**Provided data**
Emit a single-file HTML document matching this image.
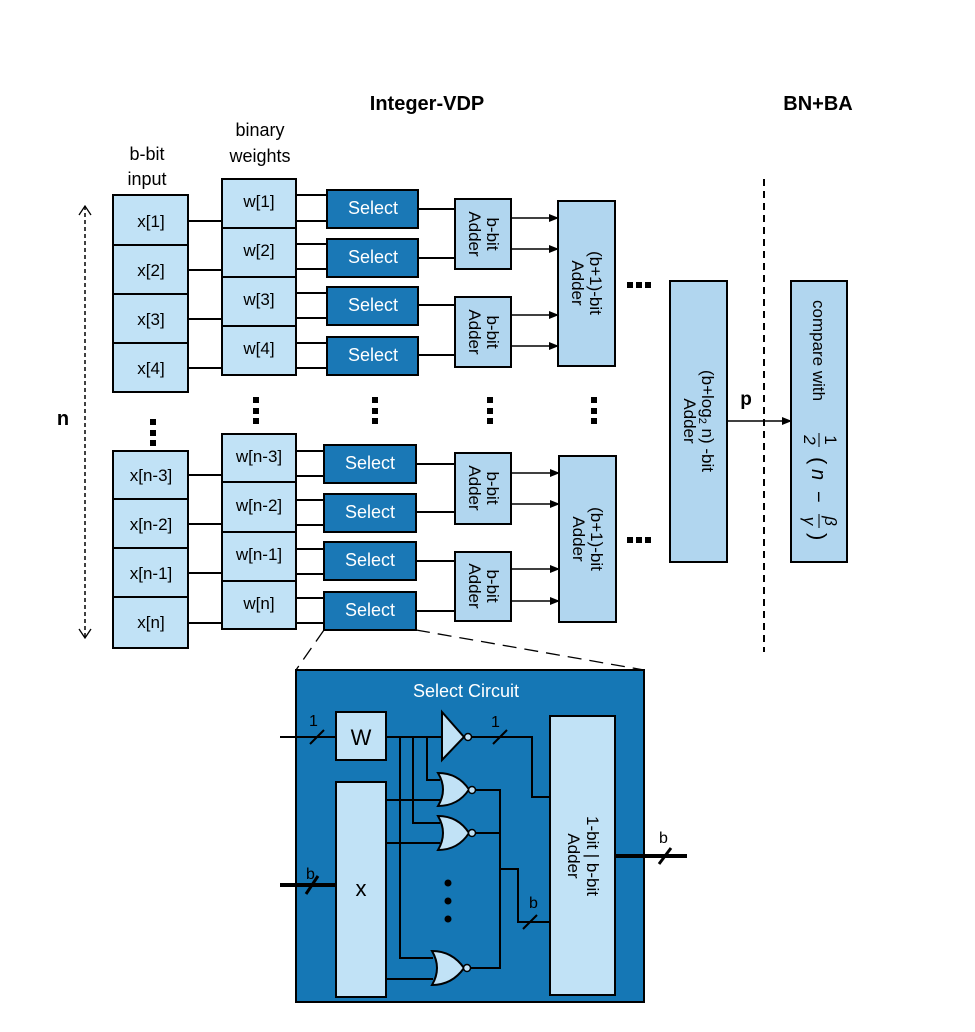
---
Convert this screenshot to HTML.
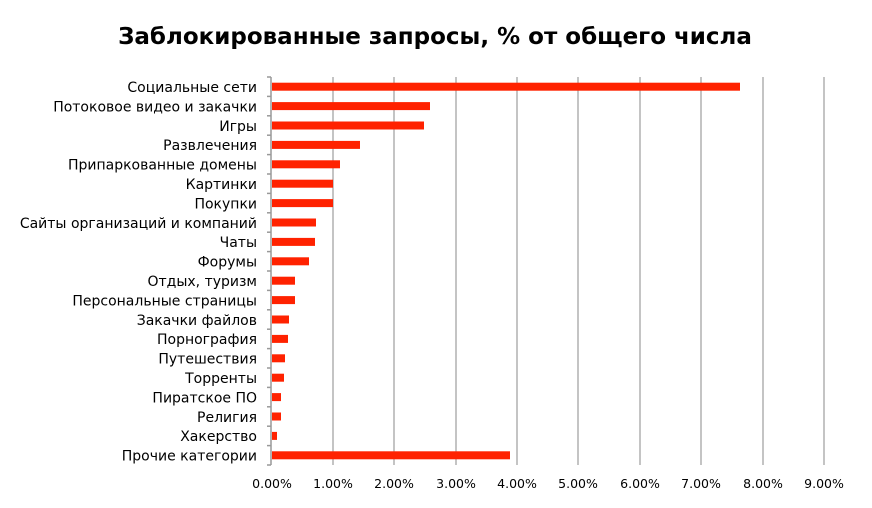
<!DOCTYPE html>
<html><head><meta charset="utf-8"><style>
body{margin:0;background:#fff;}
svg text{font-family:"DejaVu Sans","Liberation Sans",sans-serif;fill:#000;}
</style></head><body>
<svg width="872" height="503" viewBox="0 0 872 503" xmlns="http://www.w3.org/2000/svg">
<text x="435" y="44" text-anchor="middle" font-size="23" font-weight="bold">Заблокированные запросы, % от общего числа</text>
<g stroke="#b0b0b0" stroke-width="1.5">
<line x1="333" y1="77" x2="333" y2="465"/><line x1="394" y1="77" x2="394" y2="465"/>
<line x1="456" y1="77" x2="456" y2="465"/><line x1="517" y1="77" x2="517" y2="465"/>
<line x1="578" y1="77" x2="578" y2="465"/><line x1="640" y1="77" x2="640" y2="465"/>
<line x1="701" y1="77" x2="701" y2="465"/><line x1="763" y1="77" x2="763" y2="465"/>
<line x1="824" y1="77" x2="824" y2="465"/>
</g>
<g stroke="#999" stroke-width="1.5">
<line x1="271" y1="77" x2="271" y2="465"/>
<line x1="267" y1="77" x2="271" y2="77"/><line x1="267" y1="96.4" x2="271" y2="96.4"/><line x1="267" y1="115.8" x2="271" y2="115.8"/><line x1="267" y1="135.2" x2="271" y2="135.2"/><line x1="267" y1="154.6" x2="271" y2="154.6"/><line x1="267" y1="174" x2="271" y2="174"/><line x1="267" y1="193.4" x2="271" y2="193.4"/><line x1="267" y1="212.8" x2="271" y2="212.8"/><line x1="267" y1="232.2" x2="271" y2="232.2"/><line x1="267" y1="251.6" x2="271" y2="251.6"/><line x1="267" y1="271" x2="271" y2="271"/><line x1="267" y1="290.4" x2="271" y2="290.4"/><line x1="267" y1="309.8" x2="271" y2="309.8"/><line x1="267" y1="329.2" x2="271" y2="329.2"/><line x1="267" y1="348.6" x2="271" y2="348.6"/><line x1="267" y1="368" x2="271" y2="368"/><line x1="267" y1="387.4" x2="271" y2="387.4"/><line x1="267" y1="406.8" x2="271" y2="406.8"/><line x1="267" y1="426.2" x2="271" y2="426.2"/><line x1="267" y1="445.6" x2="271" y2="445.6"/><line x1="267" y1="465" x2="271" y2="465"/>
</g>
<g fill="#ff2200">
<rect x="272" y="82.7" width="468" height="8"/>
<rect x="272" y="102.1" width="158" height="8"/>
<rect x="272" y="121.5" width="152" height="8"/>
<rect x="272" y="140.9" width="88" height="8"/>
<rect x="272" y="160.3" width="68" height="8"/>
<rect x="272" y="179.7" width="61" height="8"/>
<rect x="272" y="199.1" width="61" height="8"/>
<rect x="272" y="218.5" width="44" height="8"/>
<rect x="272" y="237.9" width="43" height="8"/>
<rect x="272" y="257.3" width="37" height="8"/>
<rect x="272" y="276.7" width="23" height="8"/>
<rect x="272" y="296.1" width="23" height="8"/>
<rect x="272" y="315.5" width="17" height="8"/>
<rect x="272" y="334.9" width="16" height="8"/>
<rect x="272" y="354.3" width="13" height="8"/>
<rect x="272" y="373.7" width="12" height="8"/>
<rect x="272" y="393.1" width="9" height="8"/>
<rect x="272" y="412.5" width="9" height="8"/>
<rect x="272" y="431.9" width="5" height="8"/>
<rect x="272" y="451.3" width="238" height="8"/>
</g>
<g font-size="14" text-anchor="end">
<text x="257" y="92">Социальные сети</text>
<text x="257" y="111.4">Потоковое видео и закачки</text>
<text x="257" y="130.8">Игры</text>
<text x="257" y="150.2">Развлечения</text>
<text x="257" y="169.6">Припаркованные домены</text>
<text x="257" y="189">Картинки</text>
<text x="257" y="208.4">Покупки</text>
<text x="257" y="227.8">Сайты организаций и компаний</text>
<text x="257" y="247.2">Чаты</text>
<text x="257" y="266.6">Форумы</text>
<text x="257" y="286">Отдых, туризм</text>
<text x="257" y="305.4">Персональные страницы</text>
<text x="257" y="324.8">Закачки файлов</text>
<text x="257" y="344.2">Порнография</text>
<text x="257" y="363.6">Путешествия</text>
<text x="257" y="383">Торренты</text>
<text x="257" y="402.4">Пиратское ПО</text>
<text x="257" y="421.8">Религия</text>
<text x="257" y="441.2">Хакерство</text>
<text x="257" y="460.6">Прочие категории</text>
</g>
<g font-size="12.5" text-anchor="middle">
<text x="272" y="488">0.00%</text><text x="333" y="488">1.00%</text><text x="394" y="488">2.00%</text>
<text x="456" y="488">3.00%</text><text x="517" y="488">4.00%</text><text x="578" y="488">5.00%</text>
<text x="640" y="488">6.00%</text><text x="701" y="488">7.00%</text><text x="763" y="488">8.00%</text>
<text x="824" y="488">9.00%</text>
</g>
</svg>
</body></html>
==
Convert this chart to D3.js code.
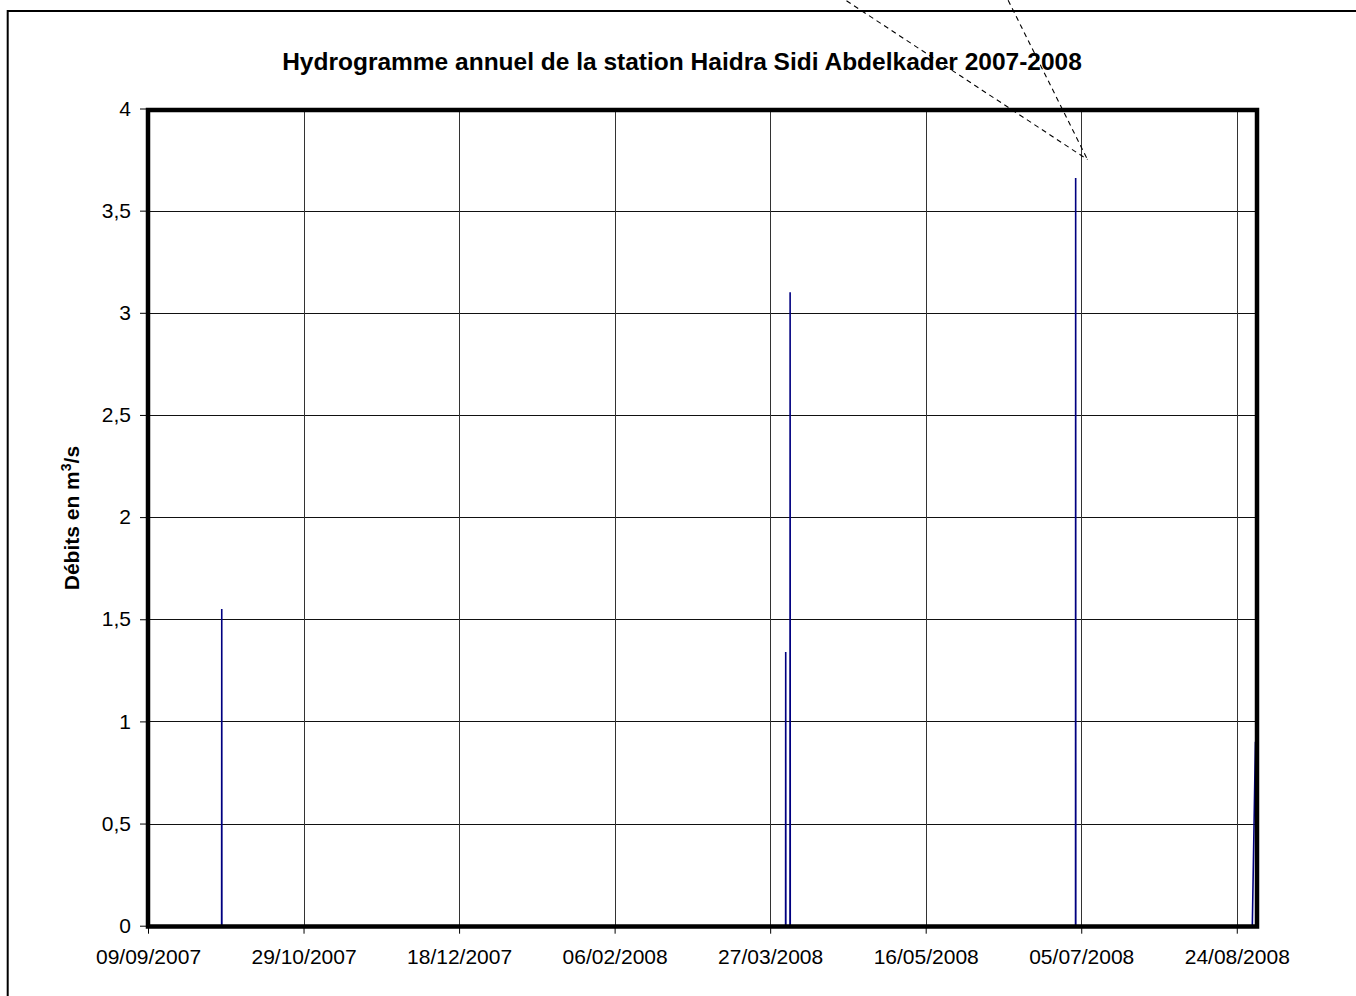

**Exercise goal**
Pick out and copy the lines of the material that include the word "this".

**Answer to the problem**
Emit a single-file HTML document matching this image.
Convert this screenshot to HTML.
Convert this chart to D3.js code.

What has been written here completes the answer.